Евреи получили права гражданства во Франции в 1791 году, и вскоре после этого началась их массовая миграция в Париж, в основном из Эльзаса - именно поэтому у Бальзака в «Блеске и нищете куртизанок» еврейский банкир говорит с сильным немецким акцентом. Их социальный взлет был стремительным.
В числе переселенцев была и семья Жанны Вайль. Ее предки были эльзасскими портными и мясниками, случались в семье и раввины. Дед разбогател на производстве фарфора, отец приумножил нажитый капитал на бирже. Смешанные браки в ту пору уже были обычным делом, и богатая наследница вышла замуж за врача, перед которым открывалась блистательная карьера, Адриана Пруста. У них было двое детей, одному из которых, Марселю, предстояло стать известным писателем.
Сейчас, в связи с выходом во Франции и переводом на английский биографии Жанны Вайль-Пруст, написанной Эвелин Блох-дано, возобновились споры о том, какое место в жизни Марселя Пруста занимало его еврейское семейное наследие. Влияния еврейского происхождения на его творчество пытались доискиваться уже давно, хотя и без особого успеха. Семья Жанны Вайль не была религиозной, хотя сама она так никогда в христианство и не обратилась. Дети, включая Марселя, были крещены в католичество, хотя это была просто формальность.
В своем романе-эпопее, описывая семью главного героя, Пруст представляет мать как католичку, а самого героя выводит гетеросексуальным. То есть, совершенно очевидно, что ему вовсе не нужен был экзотический элемент.
Единственное место, где еврейская тема поднимается в книге по-настоящему (если закрыть глаза на сатирическое описание семейства Блохов), это когда разговор доходит до дела Дрейфуса. Пруст, как известно, уделял этому делу большое внимание и много писал по его поводу за пределами романа, в публицистическом жанре. Но и это он делал скорее как гражданин Франции, а не как еврей, чье национальное самосознание задето.
Иными словами, Пруста трудно втиснуть в категорию еврейских писателей, и об этом вполне убедительно пишет Роберт Олтер в рецензии на книгу Блох-дано в журнале New Republic.

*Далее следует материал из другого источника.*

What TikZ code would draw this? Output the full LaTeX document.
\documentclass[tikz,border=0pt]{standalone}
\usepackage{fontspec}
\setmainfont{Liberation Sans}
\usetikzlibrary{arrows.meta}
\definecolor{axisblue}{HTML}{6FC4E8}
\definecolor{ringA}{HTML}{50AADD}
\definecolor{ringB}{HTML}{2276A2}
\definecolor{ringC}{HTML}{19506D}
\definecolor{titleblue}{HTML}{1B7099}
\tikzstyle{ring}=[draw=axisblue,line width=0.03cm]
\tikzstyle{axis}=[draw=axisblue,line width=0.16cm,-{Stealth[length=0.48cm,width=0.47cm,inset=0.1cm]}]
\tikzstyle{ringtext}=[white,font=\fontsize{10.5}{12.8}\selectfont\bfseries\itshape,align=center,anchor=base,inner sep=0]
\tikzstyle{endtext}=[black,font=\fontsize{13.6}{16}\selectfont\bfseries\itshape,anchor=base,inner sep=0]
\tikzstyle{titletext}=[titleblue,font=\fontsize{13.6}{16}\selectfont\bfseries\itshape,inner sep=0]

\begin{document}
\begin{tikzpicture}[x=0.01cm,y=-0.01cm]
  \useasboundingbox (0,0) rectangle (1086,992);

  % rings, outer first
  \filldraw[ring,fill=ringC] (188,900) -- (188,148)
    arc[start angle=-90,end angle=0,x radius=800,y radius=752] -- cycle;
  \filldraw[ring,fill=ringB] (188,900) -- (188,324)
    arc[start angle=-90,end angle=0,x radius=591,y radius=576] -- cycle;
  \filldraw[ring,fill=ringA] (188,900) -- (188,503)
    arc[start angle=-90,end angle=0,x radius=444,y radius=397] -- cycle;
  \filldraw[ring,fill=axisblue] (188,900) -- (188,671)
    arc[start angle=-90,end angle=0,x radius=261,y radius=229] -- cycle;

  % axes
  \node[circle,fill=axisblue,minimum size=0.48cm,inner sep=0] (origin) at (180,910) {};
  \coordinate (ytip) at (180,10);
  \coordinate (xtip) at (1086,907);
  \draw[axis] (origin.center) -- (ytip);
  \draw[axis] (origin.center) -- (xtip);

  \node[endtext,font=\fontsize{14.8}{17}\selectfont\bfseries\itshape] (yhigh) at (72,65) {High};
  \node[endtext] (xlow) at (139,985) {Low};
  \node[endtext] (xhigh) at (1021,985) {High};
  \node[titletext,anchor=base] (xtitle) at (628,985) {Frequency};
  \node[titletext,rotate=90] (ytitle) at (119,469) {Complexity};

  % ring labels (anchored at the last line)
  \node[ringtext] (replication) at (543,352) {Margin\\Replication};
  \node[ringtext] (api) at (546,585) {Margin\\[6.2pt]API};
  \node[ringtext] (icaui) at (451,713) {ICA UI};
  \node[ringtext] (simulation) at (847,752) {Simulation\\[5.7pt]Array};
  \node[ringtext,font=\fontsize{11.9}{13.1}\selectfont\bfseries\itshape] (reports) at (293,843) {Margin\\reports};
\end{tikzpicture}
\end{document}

Степени ассимиляции познаются в сравнении. Судьбу Пруста интересно сравнить с судьбой Франца Кафки, оказавшегося на чешском обломке австровенгерского кораблекрушения. Его отчуждение от жизни своей страны было явно куда более заметным. Но и в нем было мало специфически еврейского. Скорее, это была изоляция представителя немецкоязычного меньшинства среди нации, только что добившейся самоопределения и видевшей в этом меньшинстве пережиток имперского гнета, отчасти реального, отчасти воображаемого. Немцы в довоенной Чехии не были баловнями судьбы - каково же было немецкоязычому еврею, дважды изгою?
Тем не менее, никаких специфически еврейских мотивов в творчестве Кафки тоже нет, несмотря на бесконечные попытки их выявить. Что в нем есть, и что отличает его от творчества полностью ассимилированного Пруста - это атмосфера отчужденности и изолированности главного персонажа от происходящего вокруг.
Ни Пруст, ни Кафка, по счастью, не дожили до времени, когда утопия европейской ассимиляции евреев начала на глазах рушиться. В этом смысле, несмотря на то, что Пруст пошел по этому пути дальше, ему бы пришлось хуже: накал антисемитизма весьма возрос уже в предвоенной Франции, а затем последовал вишистский режим и депортация в лагеря смерти.
Некоторым «повезло» меньше. Стефан Цвейг, из того же поколения, дожил до полного крушения иллюзий. В отличие от многих современников, он избежал лагеря смерти. Отчаявшись в будущем Европы, он, вместе с женой, покончил с собой в бразильской эмиграции.
Увы, политики и демагоги доискиваются еврейских корней и мотивов успешнее, чем литературные критики.